==== Dataset section ====

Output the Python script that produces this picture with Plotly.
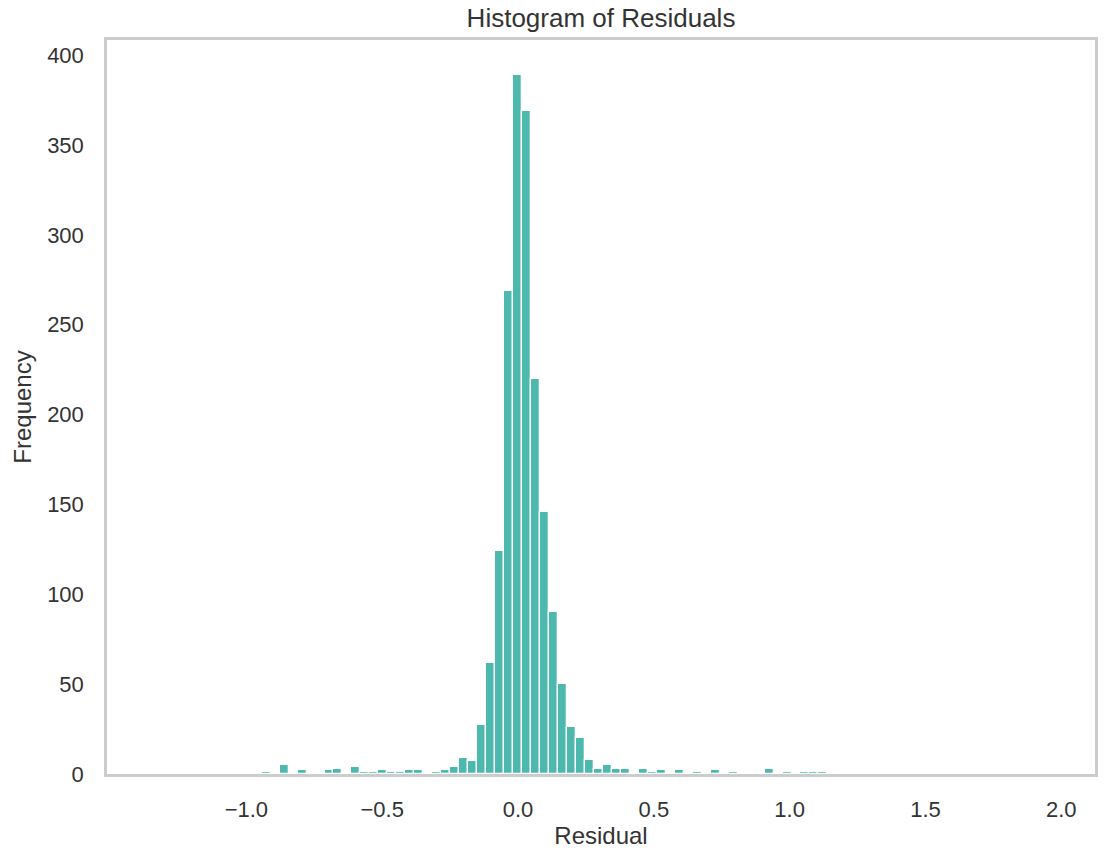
import plotly.graph_objects as go

# Histogram of model residuals: 100 equal-width bins
bin_start = -1.3405
bin_width = 0.03306
counts = [
    0, 0, 0, 0, 0, 0, 0, 0, 0, 0,
    0, 0, 1, 0, 5, 0, 2, 0, 0, 2,
    3, 0, 4, 1, 1, 2, 1, 1, 2, 2,
    0, 1, 2, 4, 9, 7, 27, 62, 124, 269,
    389, 369, 220, 146, 90, 50, 26, 20, 8, 3,
    5, 3, 3, 0, 3, 1, 2, 0, 2, 0,
    1, 0, 2, 0, 1, 0, 0, 0, 3, 0,
    1, 0, 1, 1, 1, 0, 0, 0, 0, 0,
    0, 0, 0, 0, 0, 0, 0, 0, 0, 0,
    0, 0, 0, 0, 0, 0, 0, 0, 0, 0,
]
x_ticks = [-1.0, -0.5, 0.0, 0.5, 1.0, 1.5, 2.0]
y_ticks = [0, 50, 100, 150, 200, 250, 300, 350, 400]

bin_centers = [bin_start + (i + 0.5) * bin_width for i in range(len(counts))]

text_color = "#333333"
spine_color = "#cccccc"
font_family = "Liberation Sans, Arial, sans-serif"

fig = go.Figure(
    go.Bar(
        x=bin_centers,
        y=counts,
        width=bin_width,
        marker=dict(color="#4db8ae", line=dict(color="white", width=1.3)),
    )
)

axis_common = dict(
    showgrid=False,
    zeroline=False,
    showline=True,
    linecolor=spine_color,
    linewidth=2.5,
    mirror=True,
    ticks="",
    tickfont=dict(size=22, color=text_color, family=font_family),
)

fig.update_layout(
    width=1109,
    height=856,
    margin=dict(l=107, r=11, t=40, b=78),
    plot_bgcolor="white",
    paper_bgcolor="white",
    font=dict(family=font_family, color=text_color),
    showlegend=False,
    bargap=0,
    title=dict(
        text="Histogram of Residuals",
        font=dict(size=26, color=text_color, family=font_family),
        x=0.5,
        xref="paper",
        xanchor="center",
        y=1 - 18 / 856,
        yref="container",
        yanchor="middle",
    ),
    xaxis=dict(
        range=[-1.513, 2.124],
        tickvals=x_ticks,
        tickformat=".1f",
        ticklabelstandoff=14,
        title=dict(text="Residual", font=dict(size=24, color=text_color), standoff=6),
        **axis_common,
    ),
    yaxis=dict(
        range=[0, 408.45],
        tickvals=y_ticks,
        ticklabelstandoff=16,
        title=dict(text="Frequency", font=dict(size=24, color=text_color), standoff=9),
        **axis_common,
    ),
)

fig.write_html("out.html")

====

What needs to be done. Write out exactly the lines between the start of the data and the line with "import plotly.graph_objects as go", including both, but none of the pictures.

Complete response.
Output the Python script that produces this picture with Plotly.
import plotly.graph_objects as go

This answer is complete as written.